Ankara Sincan Ceza İnfaz Kurumları Kampüsü’ndeki darbe davasını takip ederken 15 Temmuz gazileriyle sohbet etme fırsatı buldum. Hemen hepsi inanılmaz bir cesaretle, vatan ve istiklal için her şeyi feda etmeyi göze alarak meydanlara çıkmışlar.
Kırıkkaleli Gazi Emre Baloğlu’nun anlattıkları harika cesaret örneklerinden biri. İşte 1987 doğumlu, iki çocuk babası, muhasebeci, lise mezunu Emre Baloğlu’nun anlattıkları:
“Büyük bir firmada muhasebecilik yapıyorum. İşten sonra eve geldim, yemek yedim, misafirliğe gittik. 9.30 gibi başbakanla Facetim’de bağlantı kuruldu, darbe teşebbüsü olduğunu öğrendik. Evde duramazdım, engel olmak için mutlaka bir şey yapmalıydım.

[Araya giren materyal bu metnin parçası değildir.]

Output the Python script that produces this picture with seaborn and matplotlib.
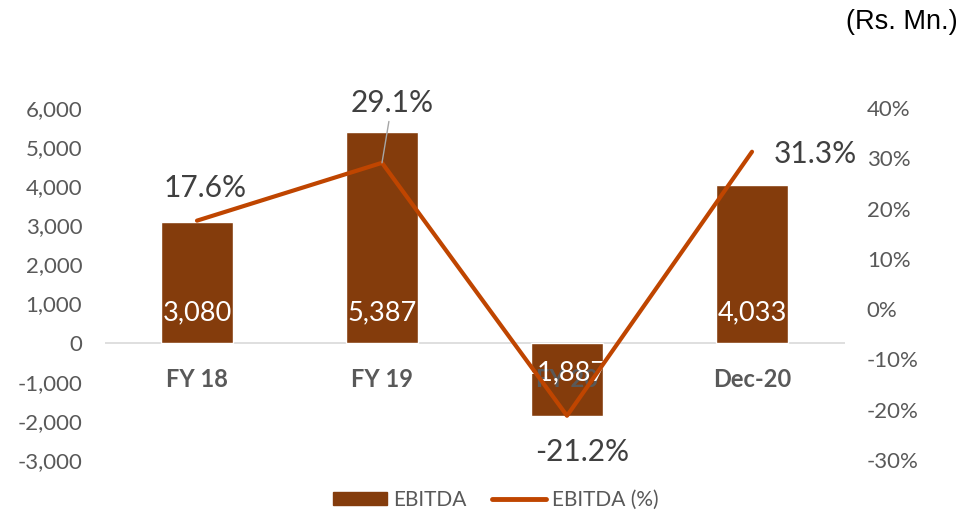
import matplotlib
matplotlib.use("Agg")
import matplotlib.pyplot as plt
from matplotlib.patches import Patch
from matplotlib.lines import Line2D
import seaborn as sns
import pandas as pd
import numpy as np

categories = ["FY 18", "FY 19", "FY 20", "Dec-20"]
ebitda = [3080, 5387, -1887, 4033]
ebitda_pct = [17.6, 29.1, -21.2, 31.3]
ebitda_labels = ["3,080", "5,387", "-1,887", "4,033"]
pct_labels = ["17.6%", "29.1%", "-21.2%", "31.3%"]
left_ticks = [-3000, -2000, -1000, 0, 1000, 2000, 3000, 4000, 5000, 6000]
right_ticks = [-30, -20, -10, 0, 10, 20, 30, 40]

sns.set_theme(style="white")
plt.rcParams["font.family"] = ["Lato", "DejaVu Sans"]

BAR = "#843C0C"
LINE = "#BF4500"
GRAY = "#595959"
TXT = "#404040"

df = pd.DataFrame({"cat": categories, "ebitda": ebitda, "pct": ebitda_pct,
                   "pos": np.arange(len(categories))})

fig = plt.figure(figsize=(9.76, 5.13), dpi=100)
ax = fig.add_axes([104.5 / 976, 1 - 460 / 513, 740 / 976, 352 / 513])
sns.barplot(data=df, x="cat", y="ebitda", color=BAR, width=0.39, ax=ax,
            saturation=1, zorder=2)
ax.set_ylim(-3000, 6000)
ax.set_yticks(left_ticks)
ax.set_yticklabels([f"{t:,}" for t in left_ticks], color=GRAY, fontsize=16)
ax.set_xlim(-0.5, len(categories) - 0.5)
ax.set_xticks([])
ax.set_xlabel("")
ax.set_ylabel("")
for s in ax.spines.values():
    s.set_visible(False)
ax.axhline(0, color="#D9D9D9", lw=1.2, zorder=1)
ax.tick_params(axis="y", length=0, pad=16)

# category labels next to axis
for i, c in enumerate(categories):
    ax.text(i, -950, c, ha="center", va="center", fontsize=17,
            fontweight="bold", color=GRAY, zorder=3)

# bar data labels
for i, (v, lab) in enumerate(zip(ebitda, ebitda_labels)):
    ax.text(i, 770 if v > 0 else -770, lab, ha="center", va="center",
            color="white", fontsize=19.5, zorder=4)

ax2 = ax.twinx()
sns.lineplot(data=df, x="pos", y="pct", color=LINE, lw=3.0, ax=ax2,
             zorder=5, solid_capstyle="round")
ax2.set_ylim(-30, 40)
ax2.set_yticks(right_ticks)
ax2.set_yticklabels([f"{t}%" for t in right_ticks], color=GRAY, fontsize=16)
ax2.set_xlim(-0.5, len(categories) - 0.5)
ax2.set_ylabel("")
ax2.set_xlabel("")
for s in ax2.spines.values():
    s.set_visible(False)
ax2.tick_params(axis="y", length=0, pad=16)

offsets = [(8, 33), (10, 60), (15, -36), (63, -2)]
for i, (v, lab, off) in enumerate(zip(ebitda_pct, pct_labels, offsets)):
    kw = {}
    if i == 1:
        kw["arrowprops"] = dict(arrowstyle="-", color="#A6A6A6", lw=1,
                                shrinkA=1, shrinkB=0)
    ax2.annotate(lab, xy=(i, v), xytext=off, textcoords="offset pixels",
                 ha="center", va="center", fontsize=21.5, color=TXT,
                 zorder=6, **kw)

handles = [Patch(facecolor=BAR, edgecolor=BAR, label="EBITDA"),
           Line2D([0], [0], color=LINE, lw=3.5, label="EBITDA (%)",
                  solid_capstyle="round")]
leg = fig.legend(handles=handles, loc="center", bbox_to_anchor=(0.508, 0.026),
                 ncol=2, frameon=False, fontsize=15, handlelength=2.6,
                 handleheight=0.55, columnspacing=1.2, handletextpad=0.3)
for t in leg.get_texts():
    t.set_color(GRAY)

fig.text(958 / 976, 1 - 22 / 513, "(Rs. Mn.)", ha="right", va="center",
         fontsize=19.5, color="black", family=["Liberation Sans", "DejaVu Sans"])

fig.savefig("out.png", dpi=100)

Bir hafta önce yeni bir araba almıştım, çocuklarla arabaya binip belediyenin önüne gittik. Daha sonra Ankara’ya gidilecek dendi. Çocukları eve bıraktım. Belediye başkanının akrabası Ümit Ertürk, Külliye, havaalanı ve emniyete gidilecek, isteyen istediği yere gitsin, dedi.
Dört arkadaş benim arabaya bindik, Külliye’ye gittik, oraya ulaşınca arabaya top attılar, isabet etmedi. Polis noktasının önünden girmek istedik, giremedik. İvedik Köprüsü’ne bomba atıldı, oradan da giremedik. Konya yolundan gitmek istedim. Arabayı Emniyet’e doğru sürdüm. Orada mevzi aldık, 10.30’dan 11.20’ye kadar polisin dağıttığı silahlarla bizzat savaştık.
Darbeciler, emniyetin önünü tank ve zırhlı araçlarla kapattılar. Vatandaş onlara tepki gösterdi. Sivil insanları taradılar. 7 kişi şehit düştü, birçok insan yaralandı.